Basically to load Dumper data you eval() it:
use strict;
use Data::Dumper;
my $x = {"a" => "b", "c"=>[1,2,3],};
my $q = Dumper($x);
$q =~ s{\A\$VAR\d+\s*=\s*}{};
my $w = eval $q;
print $w->{"a"}, "\n";
The regexp (s{\A\$VAR\d+\s*=\s*}{}) is used to remove $VAR1= from the beginning of string.
On the other hand - if you need a way to store complex data structure, and load it again, it's much better to use Storable module, and it's store() and retrieve() functions.

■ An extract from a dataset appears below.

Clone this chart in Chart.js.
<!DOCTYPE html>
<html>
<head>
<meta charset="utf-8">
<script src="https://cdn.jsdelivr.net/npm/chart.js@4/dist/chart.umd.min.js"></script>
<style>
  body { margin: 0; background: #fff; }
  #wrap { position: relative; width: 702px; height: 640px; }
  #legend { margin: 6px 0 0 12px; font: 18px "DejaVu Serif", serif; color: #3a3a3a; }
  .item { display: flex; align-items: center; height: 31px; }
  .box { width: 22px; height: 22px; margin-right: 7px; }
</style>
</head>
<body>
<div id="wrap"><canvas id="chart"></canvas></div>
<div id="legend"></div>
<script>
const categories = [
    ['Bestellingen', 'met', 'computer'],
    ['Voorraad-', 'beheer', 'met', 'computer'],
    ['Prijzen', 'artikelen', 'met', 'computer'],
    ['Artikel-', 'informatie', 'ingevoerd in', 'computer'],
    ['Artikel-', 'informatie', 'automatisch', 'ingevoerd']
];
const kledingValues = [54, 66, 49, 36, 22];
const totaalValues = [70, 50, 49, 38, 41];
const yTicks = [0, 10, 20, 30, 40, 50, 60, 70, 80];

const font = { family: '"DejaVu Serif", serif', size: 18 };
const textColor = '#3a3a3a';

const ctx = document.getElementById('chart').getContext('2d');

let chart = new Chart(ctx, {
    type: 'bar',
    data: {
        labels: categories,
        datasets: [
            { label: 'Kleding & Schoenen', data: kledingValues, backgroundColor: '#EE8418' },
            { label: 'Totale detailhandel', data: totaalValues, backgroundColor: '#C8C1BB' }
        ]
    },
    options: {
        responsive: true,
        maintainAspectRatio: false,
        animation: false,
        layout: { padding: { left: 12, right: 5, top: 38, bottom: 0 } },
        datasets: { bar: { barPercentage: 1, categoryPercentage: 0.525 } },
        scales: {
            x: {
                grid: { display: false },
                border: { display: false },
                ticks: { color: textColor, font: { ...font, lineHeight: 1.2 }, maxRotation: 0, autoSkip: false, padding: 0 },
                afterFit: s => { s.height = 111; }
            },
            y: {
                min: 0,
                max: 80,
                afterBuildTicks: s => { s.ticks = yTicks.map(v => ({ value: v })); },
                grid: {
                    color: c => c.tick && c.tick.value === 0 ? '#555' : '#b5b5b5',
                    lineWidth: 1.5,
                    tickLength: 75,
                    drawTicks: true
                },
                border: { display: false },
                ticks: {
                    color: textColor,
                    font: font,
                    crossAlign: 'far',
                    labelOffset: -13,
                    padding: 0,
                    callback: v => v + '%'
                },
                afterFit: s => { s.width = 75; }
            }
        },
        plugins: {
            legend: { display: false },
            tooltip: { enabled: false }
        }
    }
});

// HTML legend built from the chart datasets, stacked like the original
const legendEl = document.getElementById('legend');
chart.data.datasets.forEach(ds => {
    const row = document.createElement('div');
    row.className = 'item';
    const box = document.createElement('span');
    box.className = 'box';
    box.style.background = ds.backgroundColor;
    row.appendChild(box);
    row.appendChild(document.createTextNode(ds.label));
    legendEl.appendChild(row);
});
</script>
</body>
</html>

This has worked for me, for hashes of hashes. Perhaps won't work so well with structures which contain references other structures. But works well enough for simple structures, like arrays, hashes, or hashes of hashes.
open(DATA,">",$file);
print DATA Dumper(\%g_write_hash);
close(DATA);
my %g_read_hash = %{ do $file };
Please use dump module as a replacement for Data::Dumper
You can configure the variable name used in Data::Dumper's output with $Data::Dumper::Varname.
Example
use Data::Dumper
$Data::Dumper::Varname = "foo";
my $string = Dumper($object);
eval($string);
...will create the variable $foo, and should contain the same data as $object.
If your data structure is complicated and you have strange results, you may want to consider Storable's freeze() and thaw() methods.